All’interno di un Dockerfile è ammessa una sola istruzione CMD
. Se ne sono specificate diverse, solo l’ultima verrà presa in considerazione.
WORKDIR
Un’altra istruzione che ha effetto su tutto il contesto del nostro Dockerfile è WORKDIR
. Questa istruzione viene utilizzata per impostare la working directory, ovvvero la directory all’interno del container su cui avranno effetto tutte le successive istruzioni.
# path assoluto
WORKDIR /path1/path2
# path relativo
WORKDIR path1/path2
Sebbene sia consigliato sempre l’utilizzo di path assoluti, l’istruzione supporta anche path relativi. In quest’ultimo caso, il path sarà relativo all'istruzione WORKDIR
immediatamente precedente. Inoltre, per definizione, se questa non è fornita esplicitamente, si assume che la working directory specificata sia la root.
LABEL
L’istruzione LABEL
ci pemette di aggiungere dei metadati alle nostre immagini, esprimibili come una coppia chiave valore:
LABEL "<chiave>"="<valore>" ...
È possibile, in questo modo, indicare informazioni utili non direttamente legate alla definizione dell’immagine stessa. Ad esempio, è possibile specificare un mantainer o indicare un numero di versione, una descrizione dell’immagine e così via. Ogni istruzione LABEL
crea un nuovo layer, per cui come nel caso dell’istruzione RUN
è consigliabile unire più istruzioni LABEL
in una unica che le raggruppi tutte.
EXPOSE
Grazie a questa istruzione è possibile dichiarare su quali porte il container resterà in ascolto. Tale istruzione non apre direttamente le porte specificate, ma grazie ad essa Docker saprà, in fase di avvio dell’immagine, che sarà necessario effettuarne il forwarding. La sintassi è molto semplice:
EXPOSE <porta_1> [<porta_n>]
È possibile inserire più porte semplicemente aggiungendo uno spazio. Una volta effettuato il build del container, all'avvio dello stesso potremo utilizzare il parametro -P
in modo da esporre le porte dichiarate nell’attributo EXPOSE
su delle porte casuali. Il tag -P
(maiuscolo) si comporta in maniera del tutto simile al tag -p
(minuscolo), con l’unica differenza che nell’ultimo caso eravamo noi a dover scegliere sia la porta del container che quella dell’host.

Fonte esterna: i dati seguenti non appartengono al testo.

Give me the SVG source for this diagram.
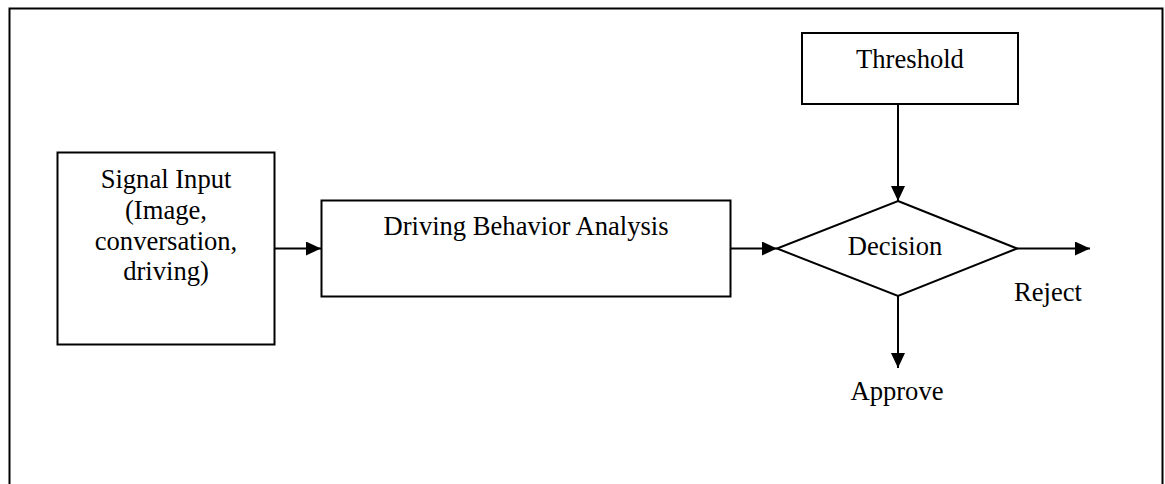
<svg xmlns="http://www.w3.org/2000/svg" width="1165" height="484" viewBox="0 0 1165 484">
<style>
.box{fill:#fff;stroke:#000;stroke-width:2}
.t{font-family:"Liberation Serif","Times New Roman",serif;font-size:26.6px;fill:#000;text-anchor:middle}
.c{stroke:#000;stroke-width:2;fill:none}
</style>
<defs>
<marker id="ah" markerWidth="15" markerHeight="14" refX="15" refY="7" orient="auto" markerUnits="userSpaceOnUse">
<path d="M0,0 L15,7 L0,14 Z" fill="#000"/>
</marker>
</defs>
<rect width="1165" height="484" fill="#fff"/>
<path d="M9.5,500 V8.5 H1162.5 V500" fill="none" stroke="#000" stroke-width="2"/>
<g id="signal">
<rect class="box" x="57.5" y="152.5" width="217" height="192"/>
<text class="t" x="166" y="188">Signal Input</text>
<text class="t" x="166" y="219">(Image,</text>
<text class="t" x="166" y="250">conversation,</text>
<text class="t" x="166" y="280">driving)</text>
</g>
<g id="analysis">
<rect class="box" x="321.5" y="200.5" width="409" height="96"/>
<text class="t" x="526" y="235">Driving Behavior Analysis</text>
</g>
<g id="threshold">
<rect class="box" x="802" y="33" width="216" height="71"/>
<text class="t" x="910" y="68">Threshold</text>
</g>
<g id="decision">
<polygon class="box" points="898,201 1017,248.5 898,296 777,248.5"/>
<text class="t" x="895" y="255">Decision</text>
</g>
<g id="reject">
<text class="t" x="1048" y="301">Reject</text>
</g>
<g id="approve">
<text class="t" x="897" y="400">Approve</text>
</g>
<g id="connectors">
<line class="c" x1="274.5" y1="248.5" x2="321" y2="248.5" marker-end="url(#ah)"/>
<line class="c" x1="730.5" y1="248.5" x2="777" y2="248.5" marker-end="url(#ah)"/>
<line class="c" x1="898" y1="104" x2="898" y2="201" marker-end="url(#ah)"/>
<line class="c" x1="1017" y1="248.5" x2="1090" y2="248.5" marker-end="url(#ah)"/>
<line class="c" x1="898" y1="296" x2="898" y2="368" marker-end="url(#ah)"/>
</g>
</svg>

Una volta avviato il container, per sapere su quale porta è stata mappata la porta esposta nel Dockerfile, abbiamo a disposizione l'istruzione docker port <porta esposta> <nome del container | id del container>
. Se nel dockerfile abbiamo esposto la porta 4444 e il nostro container si chiama htmlit, il comando sarà:
docker port 4444 htmlit
VOLUME
In alcuni casi può essere necessario far comunicare fra loro il file system dell’host con quello del container e viceversa. L’istruzione VOLUME
rende possibile tutto ciò dando la possibilità di specificare un path all’interno del file system del container:
VOLUME ["/www"]
Quando avvieremo il nostro container, potremo specificare a quale path locale far corrispondere il path /www definito nel container. Tale mapping è realizzabile solo al momento dell’avvio del container e non all’interno del Dockerfile, in quanto quest’ultima soluzione creerebbe potenziali incompatibilità.